» EXERCISE MATERIALS
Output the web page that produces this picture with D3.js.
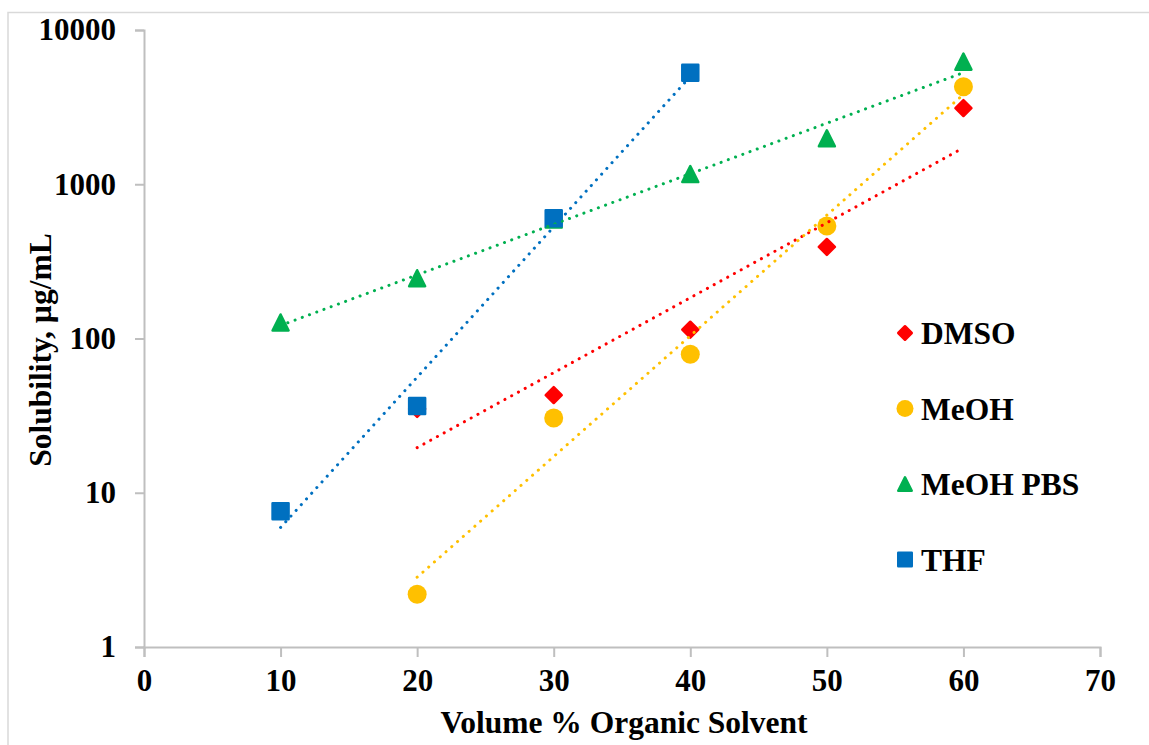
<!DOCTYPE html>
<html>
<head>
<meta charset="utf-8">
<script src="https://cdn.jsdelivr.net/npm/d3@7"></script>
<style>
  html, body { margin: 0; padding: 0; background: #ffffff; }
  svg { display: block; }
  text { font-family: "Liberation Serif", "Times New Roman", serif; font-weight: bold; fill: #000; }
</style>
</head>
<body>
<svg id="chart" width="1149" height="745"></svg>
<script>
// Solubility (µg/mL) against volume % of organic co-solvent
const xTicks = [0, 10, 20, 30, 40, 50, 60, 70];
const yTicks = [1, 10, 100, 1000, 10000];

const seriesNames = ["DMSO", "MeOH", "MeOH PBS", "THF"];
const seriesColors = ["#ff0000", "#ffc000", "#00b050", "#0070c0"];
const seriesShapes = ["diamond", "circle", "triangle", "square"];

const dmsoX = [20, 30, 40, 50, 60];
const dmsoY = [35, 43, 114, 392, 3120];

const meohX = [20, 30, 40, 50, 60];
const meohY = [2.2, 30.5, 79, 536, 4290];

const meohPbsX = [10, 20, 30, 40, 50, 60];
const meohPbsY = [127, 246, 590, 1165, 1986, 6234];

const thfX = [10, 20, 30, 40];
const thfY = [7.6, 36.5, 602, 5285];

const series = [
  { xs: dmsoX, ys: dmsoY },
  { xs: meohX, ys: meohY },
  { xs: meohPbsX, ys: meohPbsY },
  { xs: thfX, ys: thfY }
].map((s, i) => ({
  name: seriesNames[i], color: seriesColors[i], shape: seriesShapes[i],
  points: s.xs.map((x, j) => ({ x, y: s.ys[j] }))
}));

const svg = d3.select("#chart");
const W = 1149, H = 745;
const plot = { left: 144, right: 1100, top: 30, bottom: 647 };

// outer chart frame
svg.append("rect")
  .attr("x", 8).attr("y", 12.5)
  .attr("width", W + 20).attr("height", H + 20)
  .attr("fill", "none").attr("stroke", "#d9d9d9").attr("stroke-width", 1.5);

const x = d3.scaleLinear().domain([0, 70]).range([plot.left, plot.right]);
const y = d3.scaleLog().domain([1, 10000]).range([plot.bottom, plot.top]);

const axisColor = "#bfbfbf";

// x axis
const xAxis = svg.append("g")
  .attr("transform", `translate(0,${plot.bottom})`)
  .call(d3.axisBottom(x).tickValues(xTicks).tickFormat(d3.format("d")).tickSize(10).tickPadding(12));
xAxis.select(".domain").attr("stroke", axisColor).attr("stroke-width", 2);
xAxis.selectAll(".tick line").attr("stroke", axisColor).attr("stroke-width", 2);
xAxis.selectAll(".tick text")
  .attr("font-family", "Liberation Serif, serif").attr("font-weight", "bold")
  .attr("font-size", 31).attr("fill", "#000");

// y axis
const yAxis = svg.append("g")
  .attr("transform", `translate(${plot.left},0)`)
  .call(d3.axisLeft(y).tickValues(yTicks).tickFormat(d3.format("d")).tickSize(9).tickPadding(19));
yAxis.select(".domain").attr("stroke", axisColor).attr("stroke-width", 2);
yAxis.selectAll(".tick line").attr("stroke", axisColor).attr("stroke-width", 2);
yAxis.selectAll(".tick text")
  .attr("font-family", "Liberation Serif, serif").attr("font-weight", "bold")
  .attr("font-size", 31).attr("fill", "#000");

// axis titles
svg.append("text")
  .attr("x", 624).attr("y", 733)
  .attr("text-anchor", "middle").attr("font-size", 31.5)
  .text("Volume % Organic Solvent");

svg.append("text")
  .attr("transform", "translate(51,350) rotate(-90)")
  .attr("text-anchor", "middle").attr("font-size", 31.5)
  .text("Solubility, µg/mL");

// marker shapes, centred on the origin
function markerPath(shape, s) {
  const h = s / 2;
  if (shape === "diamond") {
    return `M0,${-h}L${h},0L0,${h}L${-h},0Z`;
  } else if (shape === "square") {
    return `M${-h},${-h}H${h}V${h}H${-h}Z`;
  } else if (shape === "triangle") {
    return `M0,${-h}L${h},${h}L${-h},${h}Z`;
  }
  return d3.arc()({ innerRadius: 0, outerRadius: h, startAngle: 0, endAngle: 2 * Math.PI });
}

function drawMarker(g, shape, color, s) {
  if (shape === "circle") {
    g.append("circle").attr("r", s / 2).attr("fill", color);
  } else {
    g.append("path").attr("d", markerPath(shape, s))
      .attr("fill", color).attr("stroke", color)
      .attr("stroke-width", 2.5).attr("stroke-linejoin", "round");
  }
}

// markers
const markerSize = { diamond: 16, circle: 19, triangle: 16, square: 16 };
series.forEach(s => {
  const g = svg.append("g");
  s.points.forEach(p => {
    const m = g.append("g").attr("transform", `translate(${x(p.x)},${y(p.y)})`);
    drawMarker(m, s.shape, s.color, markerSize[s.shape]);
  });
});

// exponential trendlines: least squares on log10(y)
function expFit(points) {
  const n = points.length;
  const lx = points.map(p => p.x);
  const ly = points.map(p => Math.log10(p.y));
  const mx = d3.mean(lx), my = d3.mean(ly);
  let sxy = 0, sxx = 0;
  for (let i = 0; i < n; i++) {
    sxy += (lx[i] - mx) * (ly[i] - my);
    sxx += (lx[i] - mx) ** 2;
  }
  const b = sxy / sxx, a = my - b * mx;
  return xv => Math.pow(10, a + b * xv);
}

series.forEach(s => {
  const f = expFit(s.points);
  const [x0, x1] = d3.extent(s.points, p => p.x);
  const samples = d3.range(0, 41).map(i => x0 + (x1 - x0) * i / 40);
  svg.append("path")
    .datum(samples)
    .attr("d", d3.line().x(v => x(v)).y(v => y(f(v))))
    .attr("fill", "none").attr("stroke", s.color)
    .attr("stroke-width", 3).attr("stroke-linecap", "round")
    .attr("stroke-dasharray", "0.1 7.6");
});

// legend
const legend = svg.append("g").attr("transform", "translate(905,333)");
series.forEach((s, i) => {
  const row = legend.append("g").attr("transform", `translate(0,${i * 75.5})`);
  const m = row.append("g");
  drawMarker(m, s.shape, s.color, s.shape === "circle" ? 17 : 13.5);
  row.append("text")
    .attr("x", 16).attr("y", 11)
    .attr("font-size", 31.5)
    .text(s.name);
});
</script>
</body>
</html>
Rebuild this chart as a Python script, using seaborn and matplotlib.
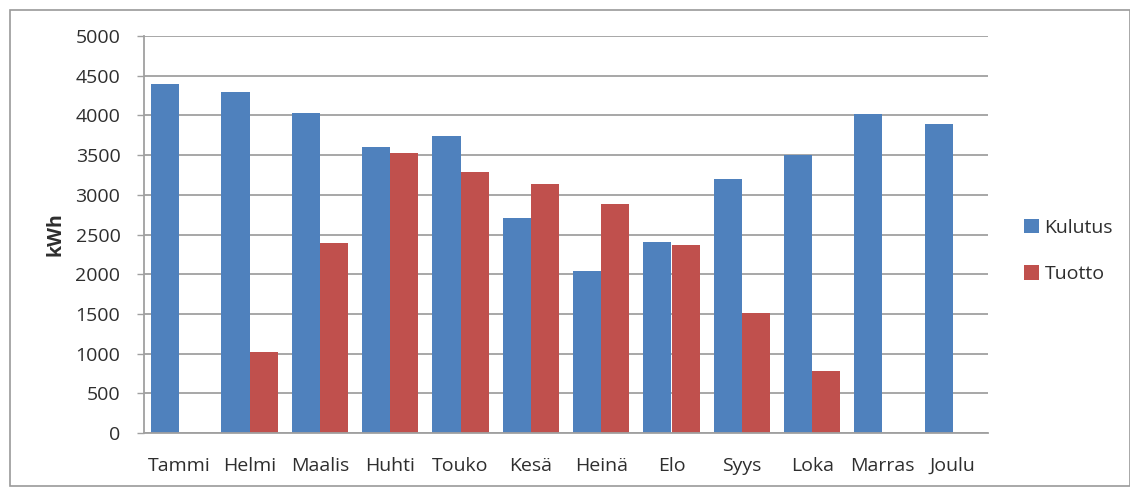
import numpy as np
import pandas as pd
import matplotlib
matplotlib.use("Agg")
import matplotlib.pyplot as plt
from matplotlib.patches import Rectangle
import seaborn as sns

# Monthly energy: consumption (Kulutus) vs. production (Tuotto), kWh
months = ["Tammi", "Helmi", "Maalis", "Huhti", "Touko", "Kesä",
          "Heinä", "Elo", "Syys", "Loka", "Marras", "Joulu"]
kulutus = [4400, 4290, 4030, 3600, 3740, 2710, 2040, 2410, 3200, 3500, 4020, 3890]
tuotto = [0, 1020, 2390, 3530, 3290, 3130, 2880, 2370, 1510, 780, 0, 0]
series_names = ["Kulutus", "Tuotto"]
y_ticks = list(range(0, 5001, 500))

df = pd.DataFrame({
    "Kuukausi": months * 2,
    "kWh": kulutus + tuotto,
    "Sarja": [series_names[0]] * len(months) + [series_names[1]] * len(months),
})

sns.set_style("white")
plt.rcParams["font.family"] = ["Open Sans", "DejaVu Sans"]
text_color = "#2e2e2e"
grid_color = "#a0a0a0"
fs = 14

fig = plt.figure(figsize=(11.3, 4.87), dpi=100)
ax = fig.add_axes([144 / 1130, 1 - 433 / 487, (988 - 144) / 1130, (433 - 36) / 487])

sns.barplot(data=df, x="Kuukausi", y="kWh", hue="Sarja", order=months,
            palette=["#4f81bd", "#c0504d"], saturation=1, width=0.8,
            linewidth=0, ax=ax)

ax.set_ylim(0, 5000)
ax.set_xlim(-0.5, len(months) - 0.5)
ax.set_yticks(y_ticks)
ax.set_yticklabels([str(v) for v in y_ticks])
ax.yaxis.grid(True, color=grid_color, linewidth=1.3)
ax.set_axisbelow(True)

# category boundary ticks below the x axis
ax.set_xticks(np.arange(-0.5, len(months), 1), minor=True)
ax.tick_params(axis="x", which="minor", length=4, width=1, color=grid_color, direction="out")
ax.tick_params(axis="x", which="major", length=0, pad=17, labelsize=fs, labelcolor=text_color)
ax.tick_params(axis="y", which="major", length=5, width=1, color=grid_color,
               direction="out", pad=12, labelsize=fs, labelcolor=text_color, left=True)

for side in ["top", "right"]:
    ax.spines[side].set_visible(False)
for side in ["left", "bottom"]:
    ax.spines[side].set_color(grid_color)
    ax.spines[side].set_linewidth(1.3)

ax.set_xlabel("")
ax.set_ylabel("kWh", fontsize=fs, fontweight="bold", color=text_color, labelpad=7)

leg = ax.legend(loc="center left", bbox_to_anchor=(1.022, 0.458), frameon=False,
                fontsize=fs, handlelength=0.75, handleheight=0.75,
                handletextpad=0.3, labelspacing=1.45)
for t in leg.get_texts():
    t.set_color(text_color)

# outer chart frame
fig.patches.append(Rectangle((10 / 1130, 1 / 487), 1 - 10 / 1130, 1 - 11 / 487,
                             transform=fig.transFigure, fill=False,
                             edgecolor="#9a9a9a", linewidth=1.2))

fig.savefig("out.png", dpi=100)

» SHORT PROBLEM
Repeat the lines exactly as they stand, from the opening line of the data through the line with "const thfY = [7.6, 36.5, 602, 5285];". Pictures stay out of the copy.

» THE COMPLETED TASK
Output the web page that produces this picture with D3.js.
<!DOCTYPE html>
<html>
<head>
<meta charset="utf-8">
<script src="https://cdn.jsdelivr.net/npm/d3@7"></script>
<style>
  html, body { margin: 0; padding: 0; background: #ffffff; }
  svg { display: block; }
  text { font-family: "Liberation Serif", "Times New Roman", serif; font-weight: bold; fill: #000; }
</style>
</head>
<body>
<svg id="chart" width="1149" height="745"></svg>
<script>
// Solubility (µg/mL) against volume % of organic co-solvent
const xTicks = [0, 10, 20, 30, 40, 50, 60, 70];
const yTicks = [1, 10, 100, 1000, 10000];

const seriesNames = ["DMSO", "MeOH", "MeOH PBS", "THF"];
const seriesColors = ["#ff0000", "#ffc000", "#00b050", "#0070c0"];
const seriesShapes = ["diamond", "circle", "triangle", "square"];

const dmsoX = [20, 30, 40, 50, 60];
const dmsoY = [35, 43, 114, 392, 3120];

const meohX = [20, 30, 40, 50, 60];
const meohY = [2.2, 30.5, 79, 536, 4290];

const meohPbsX = [10, 20, 30, 40, 50, 60];
const meohPbsY = [127, 246, 590, 1165, 1986, 6234];

const thfX = [10, 20, 30, 40];
const thfY = [7.6, 36.5, 602, 5285];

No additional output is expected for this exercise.